# Airport Exterme attached hard drive slow



## bitlord (Aug 27, 2009)

I have an issue when I trying to copy files to the hard drive(HD). It is very slow or times out.

I have a 1Tb HD attached to my dual band Airport Extreme. I am trainsfering files from my MacBook to the Airport Extreme HD with finder. The MacBook is conneted to the Airport Extreme with WiFi 5Ghz and LAN connection. The files I'm copying include directorys and files. The files are large like 3GB.
I gave the operation almost a full day to complete. Should take about 3hrs to copy all the files I have.

Info
I can connect to the HD with my Mac and PC.
Can copy files from HD to Mac or PC
The HD uses the router password for connection.
HD formated in FAT32 with one partition. 

What I have done to try to fix the proplem.
I have tried to copy smaller files like 350mb. 
I have rebooted the router.
Tryed to copy files with command line cp command

Is this common? Did I miss a step in setting up the drive?
I'm about ready to connect the drive drive to the Mac directly if I can't fix this.

Any help would be great thanks


----------



## ElDiabloConCaca (Aug 27, 2009)

Why is the drive in FAT32 format?  FAT32 cannot properly handle files larger than 4GB and has other naming limitations as well.

I would highly recommend backing up all the data on the drive and reformatting that drive as HFS+ (or "Mac OS Extended").  I think you'll see your problems vanish once this is done.
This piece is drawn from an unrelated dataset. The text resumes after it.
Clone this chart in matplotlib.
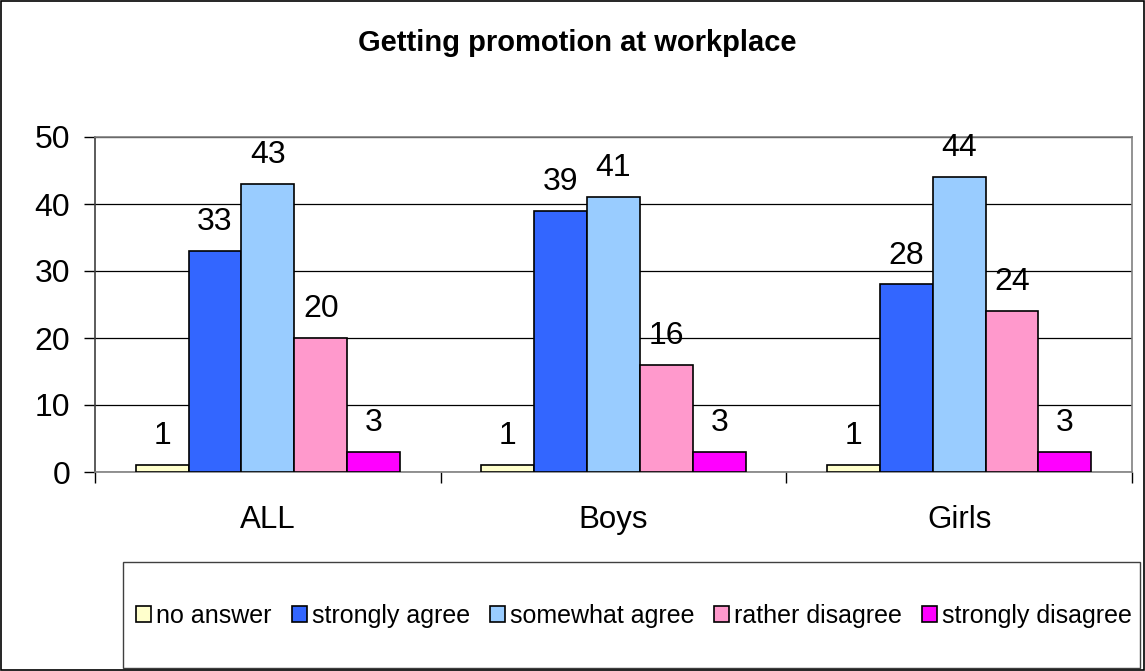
import numpy as np
import matplotlib.pyplot as plt
from matplotlib.patches import Rectangle

plt.rcParams['font.family'] = ['Liberation Sans', 'DejaVu Sans']

categories = ['ALL', 'Boys', 'Girls']
series_names = ['no answer', 'strongly agree', 'somewhat agree',
                'rather disagree', 'strongly disagree']
values = {
    'no answer': [1, 1, 1],
    'strongly agree': [33, 39, 28],
    'somewhat agree': [43, 41, 44],
    'rather disagree': [20, 16, 24],
    'strongly disagree': [3, 3, 3],
}
colors = ['#FFFFCC', '#3366FF', '#99CCFF', '#FF99CC', '#FF00FF']
y_ticks = [0, 10, 20, 30, 40, 50]
title = 'Getting promotion at workplace'

fig = plt.figure(figsize=(11.45, 6.71), dpi=100)
ax = fig.add_axes([95 / 1145, 1 - 472 / 671, (1132 - 95) / 1145, (472 - 137) / 671])

x = np.arange(len(categories))
width = 0.153
handles = []
for i, name in enumerate(series_names):
    off = (i - 2) * width
    bars = ax.bar(x + off, values[name], width, color=colors[i],
                  edgecolor='black', linewidth=1.2, label=name, zorder=3)
    handles.append(bars)
    for xi, v in zip(x + off, values[name]):
        ax.annotate(str(v), (xi, v), xytext=(0, 10), textcoords='offset points',
                    ha='center', va='bottom', fontsize=23)

ax.set_xlim(-0.5, 2.5)
ax.set_ylim(0, 50)
ax.set_yticks(y_ticks)
ax.tick_params(axis='y', labelsize=23, length=8, width=1, direction='out', pad=10)
ax.set_xticks(x)
ax.set_xticklabels(categories, fontsize=22.5)
ax.tick_params(axis='x', length=0, pad=24)
ax.set_xticks([-0.5, 0.5, 1.5, 2.5], minor=True)
ax.tick_params(axis='x', which='minor', length=8, width=1, direction='out')
ax.yaxis.grid(True, color='black', linewidth=0.9, zorder=0)
ax.set_axisbelow(True)

for s in ['top', 'right']:
    ax.spines[s].set_color('#808080')
    ax.spines[s].set_linewidth(1.2)
ax.spines['left'].set_color('#404040')
ax.spines['bottom'].set_color('#808080')
ax.spines['left'].set_linewidth(1.2)
ax.spines['bottom'].set_linewidth(1.2)

fig.text(577 / 1145, 1 - 51 / 671, title, ha='center', va='baseline',
         fontsize=21, fontweight='bold')

# legend box
lx0, lx1, ly0, ly1 = 123 / 1145, 1140 / 1145, 1 - 668 / 671, 1 - 562 / 671
fig.patches.append(Rectangle((lx0, ly0), lx1 - lx0, ly1 - ly0, transform=fig.transFigure,
                             fill=False, edgecolor='#404040', linewidth=1))
fig.legend(handles=handles, labels=series_names, loc='center',
           bbox_to_anchor=(634 / 1145, 1 - 616 / 671), ncol=5,
           frameon=False, fontsize=18, handlelength=0.6, handleheight=0.6,
           handletextpad=0.2, columnspacing=0.8, borderaxespad=0, borderpad=0)

# outer border
fig.patches.append(Rectangle((0.001, 0.001), 0.998, 0.997, transform=fig.transFigure,
                             fill=False, edgecolor='black', linewidth=1.2))

fig.savefig('out.png', dpi=100)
Once the drive is in HFS+ format, you'll no longer be able to connect the hard drive directly to a Windows computer (via USB or whatever) and access it, but you should be able to access it with a Windows computer just fine over the network (i.e., as a hard drive connected to your AirPort Extreme).


----------



## bitlord (Aug 27, 2009)

Thank you
It came out of the box formatted in NTFS.  I used My MacBook to format it. 
I formated it to fat so I could us it with my Mac, and use it to transfer files with Pc's . I was in an environment where almost all the other computers where PC laptops and the internet was not always available. I was using it as a thumbdrive.


----------